> [Problem description]:
Set out each line from the following listing that includes the word "picture".

> [Input for this task]:
━━━━━━━━━━━━━━━━
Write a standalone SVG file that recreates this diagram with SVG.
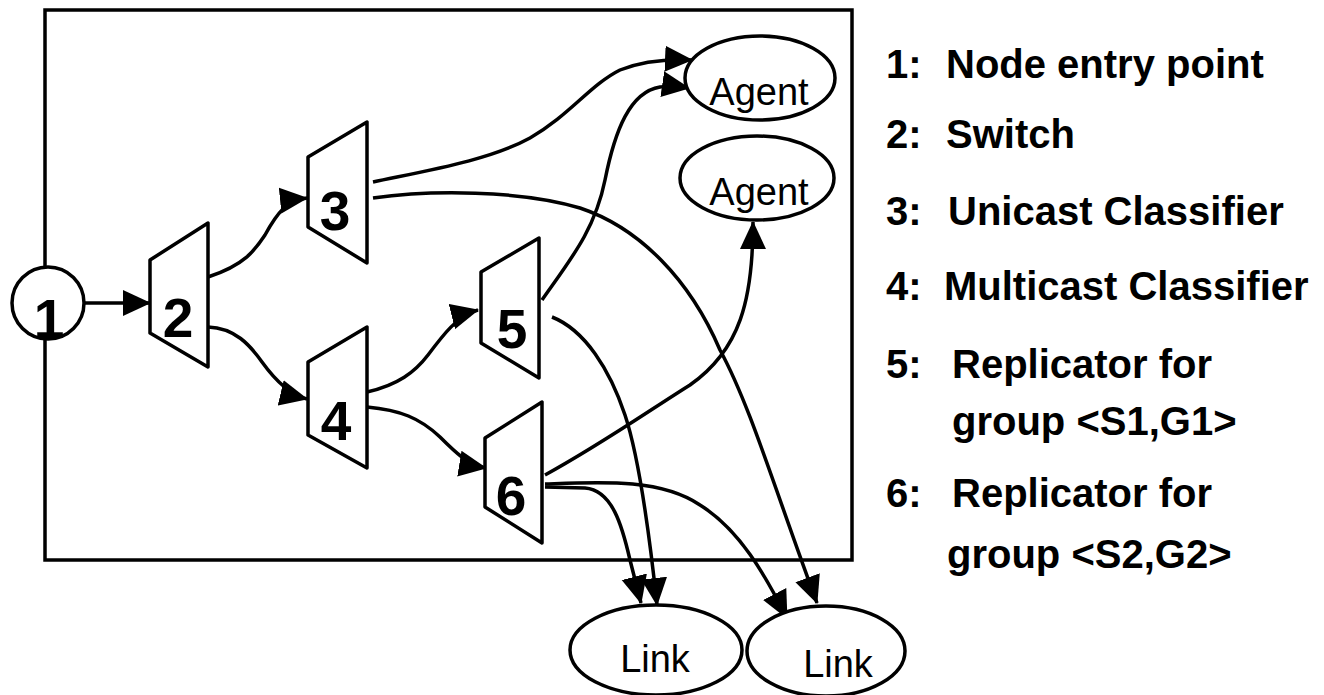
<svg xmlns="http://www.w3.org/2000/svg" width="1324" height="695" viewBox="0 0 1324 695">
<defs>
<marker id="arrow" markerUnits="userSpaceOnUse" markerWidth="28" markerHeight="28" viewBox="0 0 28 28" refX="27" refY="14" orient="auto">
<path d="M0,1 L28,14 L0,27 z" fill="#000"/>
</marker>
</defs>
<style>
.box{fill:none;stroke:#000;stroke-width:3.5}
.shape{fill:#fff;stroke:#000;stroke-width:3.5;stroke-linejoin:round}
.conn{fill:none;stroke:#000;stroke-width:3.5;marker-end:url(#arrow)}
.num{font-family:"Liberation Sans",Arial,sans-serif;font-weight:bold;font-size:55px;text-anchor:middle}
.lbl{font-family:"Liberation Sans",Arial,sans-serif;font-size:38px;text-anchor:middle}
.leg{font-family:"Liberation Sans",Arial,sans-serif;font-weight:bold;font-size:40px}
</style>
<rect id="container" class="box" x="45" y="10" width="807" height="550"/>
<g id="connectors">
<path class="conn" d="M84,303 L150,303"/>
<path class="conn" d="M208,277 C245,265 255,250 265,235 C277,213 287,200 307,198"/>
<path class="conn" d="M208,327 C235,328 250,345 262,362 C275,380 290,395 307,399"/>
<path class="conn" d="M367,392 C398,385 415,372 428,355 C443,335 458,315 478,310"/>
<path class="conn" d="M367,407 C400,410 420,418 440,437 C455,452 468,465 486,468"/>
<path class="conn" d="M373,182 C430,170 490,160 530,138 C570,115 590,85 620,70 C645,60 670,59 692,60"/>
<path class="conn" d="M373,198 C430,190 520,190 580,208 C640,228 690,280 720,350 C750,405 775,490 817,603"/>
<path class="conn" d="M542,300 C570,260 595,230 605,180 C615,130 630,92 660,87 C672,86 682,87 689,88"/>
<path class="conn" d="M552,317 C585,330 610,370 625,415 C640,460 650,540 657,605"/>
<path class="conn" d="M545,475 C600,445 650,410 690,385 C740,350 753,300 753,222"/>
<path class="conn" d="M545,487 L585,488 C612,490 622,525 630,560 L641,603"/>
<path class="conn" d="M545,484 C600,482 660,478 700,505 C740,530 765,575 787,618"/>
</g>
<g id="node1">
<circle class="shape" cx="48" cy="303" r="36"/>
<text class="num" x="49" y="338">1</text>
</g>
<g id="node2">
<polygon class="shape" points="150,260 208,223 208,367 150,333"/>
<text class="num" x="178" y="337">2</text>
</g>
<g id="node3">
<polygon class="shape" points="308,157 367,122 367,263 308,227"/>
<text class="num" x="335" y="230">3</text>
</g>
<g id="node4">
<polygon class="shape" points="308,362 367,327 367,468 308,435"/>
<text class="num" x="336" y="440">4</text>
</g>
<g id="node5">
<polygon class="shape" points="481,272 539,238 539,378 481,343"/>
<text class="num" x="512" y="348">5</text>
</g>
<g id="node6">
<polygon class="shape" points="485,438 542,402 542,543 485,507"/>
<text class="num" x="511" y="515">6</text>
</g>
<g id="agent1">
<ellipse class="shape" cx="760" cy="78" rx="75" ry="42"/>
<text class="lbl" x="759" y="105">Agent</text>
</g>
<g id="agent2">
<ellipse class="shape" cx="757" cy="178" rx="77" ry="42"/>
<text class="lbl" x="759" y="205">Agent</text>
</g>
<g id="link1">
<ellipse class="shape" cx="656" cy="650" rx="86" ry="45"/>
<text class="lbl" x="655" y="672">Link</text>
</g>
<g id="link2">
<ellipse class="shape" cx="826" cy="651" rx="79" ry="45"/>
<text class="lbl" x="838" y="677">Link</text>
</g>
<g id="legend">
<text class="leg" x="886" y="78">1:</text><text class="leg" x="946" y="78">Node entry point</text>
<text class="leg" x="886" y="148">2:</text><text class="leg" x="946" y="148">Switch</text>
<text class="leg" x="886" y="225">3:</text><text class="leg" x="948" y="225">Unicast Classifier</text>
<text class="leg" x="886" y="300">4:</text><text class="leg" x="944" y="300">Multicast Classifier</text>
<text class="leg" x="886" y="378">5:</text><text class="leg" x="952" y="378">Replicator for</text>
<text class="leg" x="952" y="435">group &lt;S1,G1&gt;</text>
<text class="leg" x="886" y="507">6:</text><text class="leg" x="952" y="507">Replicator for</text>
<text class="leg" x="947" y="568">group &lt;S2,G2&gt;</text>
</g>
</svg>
━━━━━━━━━━━━━━━━
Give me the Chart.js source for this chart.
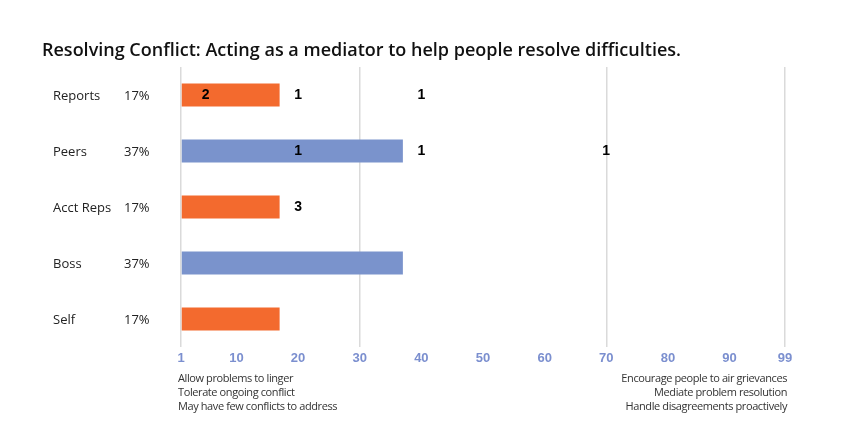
━━━━━━━━━━━━━━━━
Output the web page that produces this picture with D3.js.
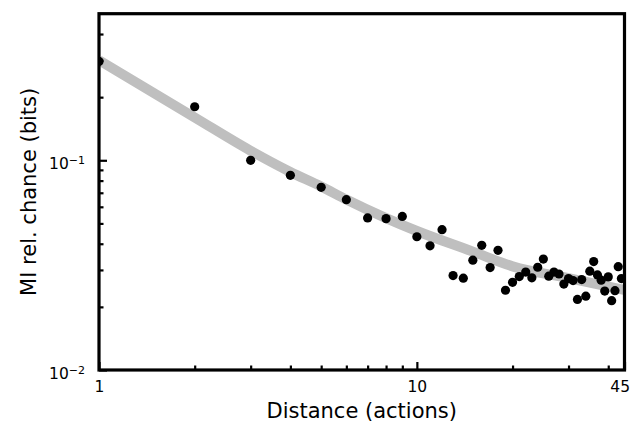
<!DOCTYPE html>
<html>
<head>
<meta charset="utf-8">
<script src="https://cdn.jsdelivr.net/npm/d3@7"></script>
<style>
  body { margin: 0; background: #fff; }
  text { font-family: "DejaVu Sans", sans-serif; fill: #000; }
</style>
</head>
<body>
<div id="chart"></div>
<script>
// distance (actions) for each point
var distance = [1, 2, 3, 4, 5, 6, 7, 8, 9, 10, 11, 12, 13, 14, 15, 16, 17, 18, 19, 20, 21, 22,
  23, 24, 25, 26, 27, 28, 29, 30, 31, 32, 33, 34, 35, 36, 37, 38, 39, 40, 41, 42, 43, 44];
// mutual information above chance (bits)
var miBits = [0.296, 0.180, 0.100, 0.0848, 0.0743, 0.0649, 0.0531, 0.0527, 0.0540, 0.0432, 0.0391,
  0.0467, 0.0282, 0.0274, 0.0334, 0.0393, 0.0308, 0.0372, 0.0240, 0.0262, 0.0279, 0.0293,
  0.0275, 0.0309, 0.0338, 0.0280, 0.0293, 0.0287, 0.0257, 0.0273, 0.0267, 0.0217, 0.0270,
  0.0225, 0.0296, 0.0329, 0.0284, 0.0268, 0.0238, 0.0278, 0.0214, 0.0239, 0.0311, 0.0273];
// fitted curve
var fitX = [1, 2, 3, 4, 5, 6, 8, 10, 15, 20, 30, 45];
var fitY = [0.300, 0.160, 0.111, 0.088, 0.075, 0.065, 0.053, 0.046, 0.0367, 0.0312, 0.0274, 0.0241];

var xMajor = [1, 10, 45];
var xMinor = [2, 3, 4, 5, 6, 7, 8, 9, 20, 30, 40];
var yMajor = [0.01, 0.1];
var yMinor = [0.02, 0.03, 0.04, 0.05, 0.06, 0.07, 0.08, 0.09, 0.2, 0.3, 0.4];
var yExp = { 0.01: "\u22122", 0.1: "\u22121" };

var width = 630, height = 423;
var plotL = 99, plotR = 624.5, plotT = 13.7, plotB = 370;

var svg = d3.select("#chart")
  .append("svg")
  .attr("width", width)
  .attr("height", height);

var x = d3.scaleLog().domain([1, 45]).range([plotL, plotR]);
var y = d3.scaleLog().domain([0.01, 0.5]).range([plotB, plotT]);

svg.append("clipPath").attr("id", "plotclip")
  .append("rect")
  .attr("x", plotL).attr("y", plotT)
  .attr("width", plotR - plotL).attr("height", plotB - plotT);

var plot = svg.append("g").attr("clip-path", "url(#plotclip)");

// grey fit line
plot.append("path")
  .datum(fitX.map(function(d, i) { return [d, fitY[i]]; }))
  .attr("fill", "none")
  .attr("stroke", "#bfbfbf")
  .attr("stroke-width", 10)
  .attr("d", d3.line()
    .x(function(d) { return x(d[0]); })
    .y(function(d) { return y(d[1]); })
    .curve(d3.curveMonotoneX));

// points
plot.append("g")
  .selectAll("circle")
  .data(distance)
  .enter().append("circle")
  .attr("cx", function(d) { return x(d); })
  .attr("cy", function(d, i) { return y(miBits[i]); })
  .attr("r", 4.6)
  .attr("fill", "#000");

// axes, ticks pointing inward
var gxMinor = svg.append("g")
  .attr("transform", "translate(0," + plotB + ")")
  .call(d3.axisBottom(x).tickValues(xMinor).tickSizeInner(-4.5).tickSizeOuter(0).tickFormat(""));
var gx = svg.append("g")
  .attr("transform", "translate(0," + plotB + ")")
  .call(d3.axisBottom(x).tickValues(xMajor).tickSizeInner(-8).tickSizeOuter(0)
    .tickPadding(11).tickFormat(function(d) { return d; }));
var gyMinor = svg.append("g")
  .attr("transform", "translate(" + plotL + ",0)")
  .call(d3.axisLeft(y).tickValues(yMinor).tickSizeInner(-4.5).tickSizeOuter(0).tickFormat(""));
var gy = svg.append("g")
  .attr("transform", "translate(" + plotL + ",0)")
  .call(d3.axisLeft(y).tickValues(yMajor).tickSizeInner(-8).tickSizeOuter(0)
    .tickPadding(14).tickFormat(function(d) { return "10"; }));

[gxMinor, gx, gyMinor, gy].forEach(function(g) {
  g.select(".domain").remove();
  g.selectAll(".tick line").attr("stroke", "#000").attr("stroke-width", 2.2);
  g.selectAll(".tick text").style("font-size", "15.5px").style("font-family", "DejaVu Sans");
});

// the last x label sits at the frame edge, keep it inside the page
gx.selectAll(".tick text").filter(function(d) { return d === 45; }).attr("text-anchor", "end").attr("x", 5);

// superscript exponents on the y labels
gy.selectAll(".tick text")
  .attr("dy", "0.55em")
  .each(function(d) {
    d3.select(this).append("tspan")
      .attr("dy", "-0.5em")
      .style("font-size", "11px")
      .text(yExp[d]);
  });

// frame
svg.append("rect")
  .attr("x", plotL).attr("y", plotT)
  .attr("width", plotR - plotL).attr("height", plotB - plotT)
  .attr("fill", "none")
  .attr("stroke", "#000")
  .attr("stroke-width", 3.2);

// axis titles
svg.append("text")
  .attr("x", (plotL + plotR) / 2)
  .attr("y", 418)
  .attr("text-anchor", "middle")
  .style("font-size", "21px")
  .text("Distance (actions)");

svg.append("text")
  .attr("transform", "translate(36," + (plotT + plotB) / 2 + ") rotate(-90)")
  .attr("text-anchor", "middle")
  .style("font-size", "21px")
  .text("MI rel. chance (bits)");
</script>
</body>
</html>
━━━━━━━━━━━━━━━━
> [Solution to the exercise]:
Output the web page that produces this picture with D3.js.

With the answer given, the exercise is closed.